Q4: How does overtime affect the hourly rate?
This calculator does not factor in overtime. Overtime is typically paid at a higher rate (e.g., 1.5x or 2x your base rate) and would increase your total earnings beyond the calculated gross hourly rate.
Q5: Can I use this calculator for casual rates?
This calculator is designed for salaried employees. Casual employees in Australia usually receive a higher hourly rate (casual loading) that compensates for the lack of paid leave and other entitlements. This calculator's approach of dividing annual salary by hours worked isn't directly applicable to casual loadings.
Q6: What's the difference between "Gross Hourly Rate" and "Rounded Hourly Rate"?
The "Gross Hourly Rate" is the precise calculation. The "Rounded Hourly Rate" simply presents this figure to two decimal places, which is more practical for everyday understanding and comparison.
Q7: Does the calculator account for superannuation?

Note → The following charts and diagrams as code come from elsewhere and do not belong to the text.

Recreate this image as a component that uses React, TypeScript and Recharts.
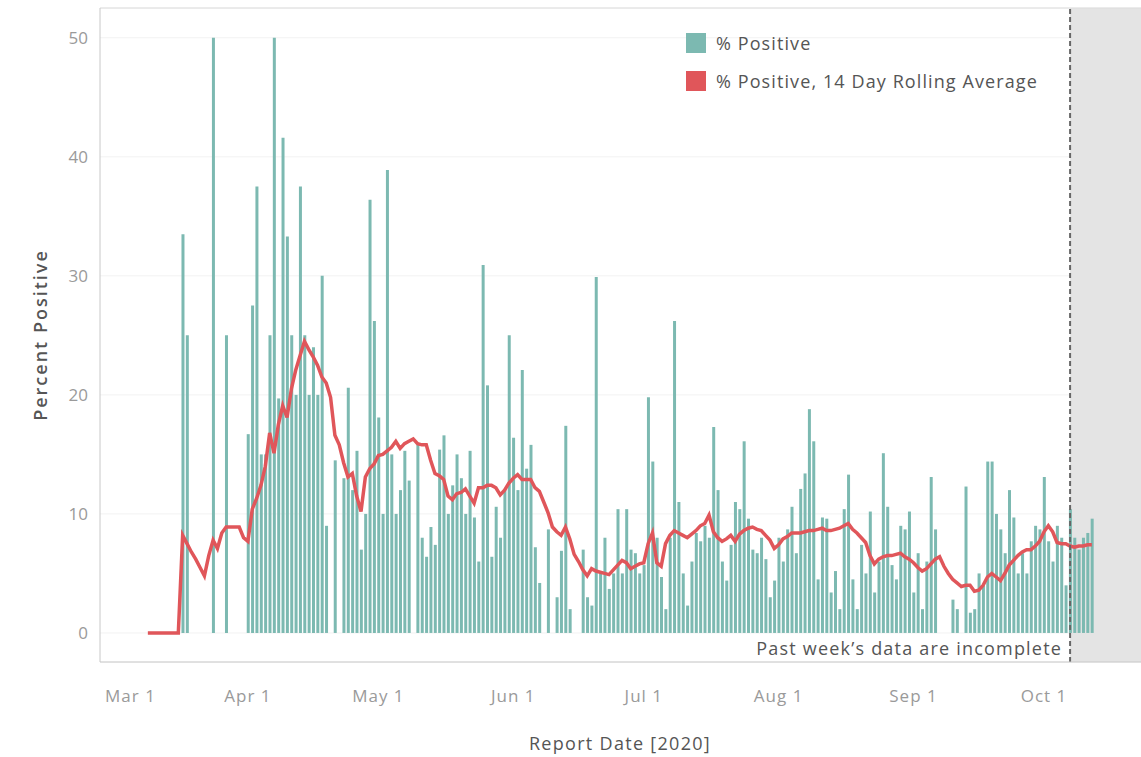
import React from 'react';
import {
  ComposedChart,
  Bar,
  Line,
  XAxis,
  YAxis,
  CartesianGrid,
  ReferenceArea,
  ReferenceLine,
  Legend,
} from 'recharts';

// x values are days after Mar 1, 2020
const FIRST_DAY = 8; // Mar 9
const INCOMPLETE_FROM = 220; // Oct 7 — start of "past week"
const X_DOMAIN: [number, number] = [-3, 236.3];
const Y_DOMAIN: [number, number] = [-2.44, 52.5];

const monthTicks = [0, 31, 61, 92, 122, 153, 184, 214];
const monthLabels = ['Mar 1', 'Apr 1', 'May 1', 'Jun 1', 'Jul 1', 'Aug 1', 'Sep 1', 'Oct 1'];
const yTicks = [0, 10, 20, 30, 40, 50];

// daily % positive, Mar 9 .. Oct 12
const positive = [
  0, 0, 0, 0, 0, 0, 0, 0,
  33.5, 25, 0, 0, 0, 0, 0, 50, 0, 0,
  25, 0, 0, 0, 0, 16.7, 27.5, 37.5, 15, 15,
  25, 50, 19.7, 41.6, 33.3, 25, 20, 37.5, 25, 20,
  24, 20, 30, 9, 0, 14.5, 0, 13, 20.6, 12,
  15.3, 7, 10, 36.4, 26.2, 18.1, 10, 38.9, 15, 10,
  12, 15.3, 12.8, 0, 15.8, 8, 6.4, 8.9, 7.4, 15.4,
  16.6, 10, 12.4, 15, 13, 10, 15.3, 9.7, 6, 30.9,
  20.8, 6.4, 10.6, 8, 12, 25, 16.4, 12, 22.1, 13.8,
  15.8, 7.2, 4.2, 0, 8.7, 0, 3, 6.9, 17.4, 2,
  0, 0, 7, 3, 2.3, 29.9, 5, 8, 3.7, 5,
  10.4, 5, 10.4, 7, 6.7, 5, 5.7, 19.8, 14.4, 8,
  4.7, 2, 8, 26.2, 11, 5, 2.3, 6, 8.4, 7.7,
  9, 8, 17.3, 12, 6, 4.4, 7.4, 11, 10.4, 16.1,
  9.6, 7, 6.7, 8, 6.2, 3, 4.4, 8, 6, 8.7,
  10.6, 6.7, 12.1, 13.4, 18.8, 16.1, 4.5, 9.7, 9.6, 3.4,
  5.2, 2, 10.4, 13.3, 4.5, 2, 7.4, 5, 10.2, 3.4,
  6, 15.1, 10.6, 5.7, 4.5, 9, 8.7, 10.2, 3.4, 6.7,
  2, 6, 13.1, 8.7, 0, 0, 0, 2.8, 2, 0,
  12.3, 1.7, 2, 5, 4, 14.4, 14.4, 10, 8.7, 6.7,
  12, 9.7, 5, 6.7, 5, 7.7, 9, 8.7, 13.1, 7.7,
  6, 9, 8, 4, 10.4, 8, 7, 8, 8.4, 9.6,
];

// 14 day rolling average, Mar 9 .. Oct 12
const rollingAvg = [
  0, 0, 0, 0, 0, 0, 0, 0,
  8.2, 7.5, 6.8, 6.2, 5.5, 4.8, 6.5, 7.8, 7.1, 8.4,
  8.9, 8.9, 8.9, 8.9, 8.0, 7.7, 10.4, 11.3, 12.4, 14,
  16.8, 15.1, 17.5, 19.1, 18.1, 20.5, 22.1, 23.3, 24.5, 23.8,
  23.2, 22.5, 21.5, 21, 19.8, 16.6, 15.8, 14.3, 13.1, 13.4,
  11.5, 10.2, 13.1, 13.8, 14.2, 14.9, 15, 15.3, 15.6, 16.1,
  15.5, 15.9, 16.1, 16.3, 15.9, 15.8, 15.8, 14.5, 13.4, 13.2,
  12.9, 11.5, 11.2, 11.7, 11.8, 12.1, 11.5, 10.9, 12.2, 12.2,
  12.4, 12.4, 12.2, 11.6, 12, 12.6, 13, 13.3, 12.9, 12.9,
  12.9, 12.2, 11.9, 11, 10.1, 8.9, 8.5, 8.2, 8.9, 7.9,
  6.6, 6, 5.3, 4.8, 5.4, 5.2, 5.1, 5, 4.9, 5.3,
  5.7, 6.1, 5.9, 5.4, 5.6, 5.8, 5.9, 7.5, 8.4, 5.9,
  5.6, 7.5, 8.2, 8.6, 8.4, 8.2, 8, 8.3, 8.6, 9,
  9.2, 9.9, 8.5, 8, 7.7, 7.9, 8.2, 7.7, 8.3, 8.6,
  8.8, 8.9, 8.7, 8.6, 8.2, 7.8, 7.1, 7.4, 7.9, 8.1,
  8.4, 8.4, 8.4, 8.5, 8.6, 8.6, 8.7, 8.8, 8.6, 8.6,
  8.7, 8.8, 9, 9.2, 8.7, 8.4, 8, 7.6, 6.5, 5.8,
  6.2, 6.4, 6.5, 6.5, 6.6, 6.7, 6.4, 6.2, 5.9, 5.5,
  5.2, 5.4, 5.8, 6.2, 6.4, 5.6, 5, 4.5, 4.2, 3.9,
  4, 4, 3.5, 3.6, 4, 4.7, 5, 4.7, 4.4, 5,
  5.7, 6.1, 6.5, 6.8, 7, 7, 7.3, 7.7, 8.5, 9,
  8.5, 7.6, 7.5, 7.5, 7.3, 7.2, 7.3, 7.3, 7.4, 7.4,
];

const TEAL = '#7cb9b1';
const RED = '#e0565a';
const FONT = '"Open Sans", sans-serif';

const data = positive.map((v, i) => ({
  day: FIRST_DAY + i,
  positive: v,
  avg: rollingAvg[i],
}));

function MonthTick(props: any) {
  const { x, payload, index } = props;
  const label = monthLabels[monthTicks.indexOf(payload.value)];
  const first = index === 0;
  return (
    <text
      x={first ? x - 8 : x}
      y={702}
      textAnchor={first ? 'start' : 'middle'}
      fill="#9a9a9a"
      fontSize={17}
      letterSpacing={1}
      fontFamily={FONT}
    >
      {label}
    </text>
  );
}

function ValueTick(props: any) {
  const { y, payload } = props;
  return (
    <text x={88} y={y + 6} textAnchor="end" fill="#9a9a9a" fontSize={17} fontFamily={FONT}>
      {payload.value}
    </text>
  );
}

function LegendBox() {
  const items = [
    { color: TEAL, label: '% Positive' },
    { color: RED, label: '% Positive, 14 Day Rolling Average' },
  ];
  return (
    <div style={{ fontFamily: FONT, fontSize: 18, letterSpacing: 1.1, color: '#555' }}>
      {items.map((it) => (
        <div key={it.label} style={{ display: 'flex', alignItems: 'center', height: 38 }}>
          <span style={{ width: 20, height: 20, background: it.color, marginRight: 10 }} />
          <span>{it.label}</span>
        </div>
      ))}
    </div>
  );
}

export default function App() {
  return (
    <div style={{ position: 'absolute', left: 0, top: 0, width: 1141, height: 757, background: '#fff' }}>
      <ComposedChart
        width={1141}
        height={757}
        data={data}
        margin={{ top: 8, right: 0, bottom: 0, left: 0 }}
      >
        <CartesianGrid vertical={false} stroke="#f2f2f2" />
        <ReferenceArea
          x1={INCOMPLETE_FROM}
          x2={X_DOMAIN[1]}
          fill="#e4e4e4"
          fillOpacity={1}
          stroke="none"
          ifOverflow="hidden"
        />
        <XAxis
          dataKey="day"
          type="number"
          domain={X_DOMAIN}
          allowDataOverflow
          ticks={monthTicks}
          tick={<MonthTick />}
          tickLine={false}
          axisLine={{ stroke: '#c8c8c8' }}
          height={95}
          label={{
            content: () => (
              <text
                x={620}
                y={750}
                textAnchor="middle"
                fill="#555"
                fontSize={18}
                letterSpacing={1.3}
                fontFamily={FONT}
              >
                Report Date [2020]
              </text>
            ),
          }}
        />
        <YAxis
          type="number"
          domain={Y_DOMAIN}
          allowDataOverflow
          ticks={yTicks}
          tick={<ValueTick />}
          tickLine={false}
          axisLine={{ stroke: '#c8c8c8' }}
          width={100}
          label={{
            content: () => (
              <text
                transform="translate(47,335) rotate(-90)"
                textAnchor="middle"
                fill="#555"
                fontSize={18}
                fontWeight={600}
                letterSpacing={2}
                fontFamily={FONT}
              >
                Percent Positive
              </text>
            ),
          }}
        />
        <ReferenceLine y={Y_DOMAIN[1]} stroke="#dcdcdc" />
        <Bar dataKey="positive" fill={TEAL} barSize={3} isAnimationActive={false} />
        <Line
          dataKey="avg"
          type="linear"
          stroke={RED}
          strokeWidth={3.5}
          dot={false}
          isAnimationActive={false}
        />
        <ReferenceLine
          x={INCOMPLETE_FROM}
          stroke="#666"
          strokeWidth={2}
          strokeDasharray="5 3"
          label={{
            content: (p: any) => (
              <text
                x={p.viewBox.x - 8}
                y={p.viewBox.y + p.viewBox.height - 7}
                textAnchor="end"
                fill="#555"
                fontSize={18}
                letterSpacing={1.2}
                fontFamily={FONT}
              >
                Past week’s data are incomplete
              </text>
            ),
          }}
        />
        <Legend
          layout="vertical"
          align="center"
          verticalAlign="middle"
          content={() => <LegendBox />}
          wrapperStyle={{ position: 'absolute', left: 686, top: 24, width: 'auto', height: 'auto' }}
        />
      </ComposedChart>
    </div>
  );
}
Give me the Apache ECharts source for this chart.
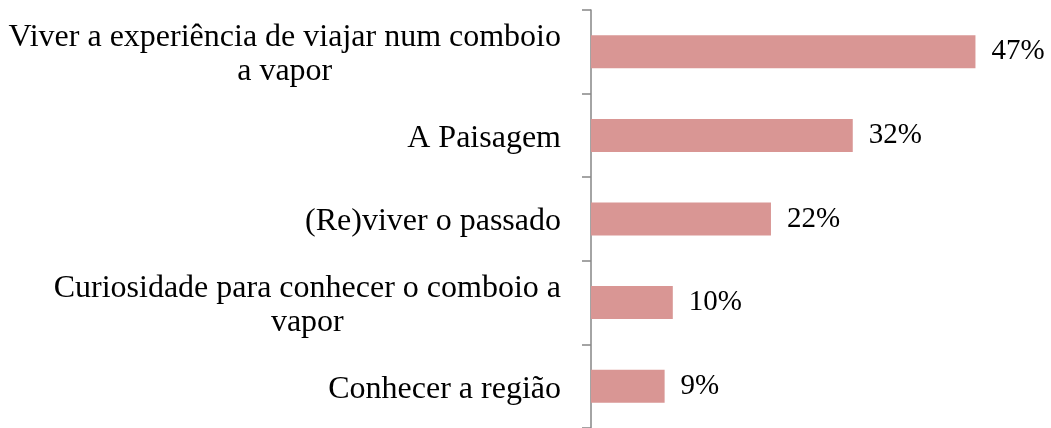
<!DOCTYPE html>
<html>
<head>
<meta charset="utf-8">
<script src="https://cdn.jsdelivr.net/npm/echarts@6/dist/echarts.min.js"></script>
<style>
  html, body { margin: 0; padding: 0; background: #fff; }
  #c1 { width: 1051px; height: 428px; }
</style>
</head>
<body>
<div id="c1"></div>
<script>
var categories = [
    'Viver a experiência de viajar num comboio\na vapor',
    'A Paisagem',
    '(Re)viver o passado',
    'Curiosidade para conhecer o comboio a\nvapor',
    'Conhecer a região'
];
var values = [47, 32, 22, 10, 9];

var chart = echarts.init(document.getElementById('c1'));
var labelFont = { color: '#000', fontFamily: 'Liberation Serif', fontSize: 32, lineHeight: 34 };
var option = {
    backgroundColor: '#ffffff',
    animation: false,
    grid: {
        left: 591,
        right: 51,
        top: 10,
        bottom: -1,
        containLabel: false
    },
    xAxis: {
        type: 'value',
        min: 0,
        max: 50,
        show: false
    },
    yAxis: {
        type: 'category',
        data: categories,
        inverse: true,
        axisLine: { show: true, lineStyle: { color: '#868686', width: 1.5 } },
        axisTick: { show: true, inside: false, length: 9, lineStyle: { color: '#868686', width: 1.5 } },
        axisLabel: {
            margin: 30,
            color: '#000',
            fontFamily: 'Liberation Serif',
            fontSize: 32,
            lineHeight: 34,
            align: 'right',
            padding: [6, 0, 0, 0],
            // wrapped lines are centred under the first line
            formatter: function (v) {
                var parts = v.split('\n');
                if (parts.length === 1) return '{a|' + v + '}';
                return '{a|' + parts[0] + '}\n{c|' + parts[1] + '}';
            },
            rich: {
                a: labelFont,
                c: Object.assign({ align: 'center' }, labelFont)
            }
        },
        splitLine: { show: false }
    },
    series: [{
        type: 'bar',
        data: values,
        barWidth: 33,
        itemStyle: { color: '#d99694' },
        label: {
            show: true,
            position: 'right',
            distance: 16,
            color: '#000',
            fontFamily: 'Liberation Serif',
            fontSize: 29,
            formatter: '{c}%'
        }
    }]
};
chart.setOption(option);
</script>
</body>
</html>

No, superannuation is an additional employer contribution and is not factored into the calculation of your gross salary divided by your working hours. It represents a benefit on top of your salary.
Q8: What if my pay includes commissions or performance bonuses?
This calculator is best used for base salary components. If your income is heavily variable due to commissions or bonuses, you might need to calculate an average annual salary over a longer period (e.g., 1-3 years) or use a modified calculator that specifically includes variable income components.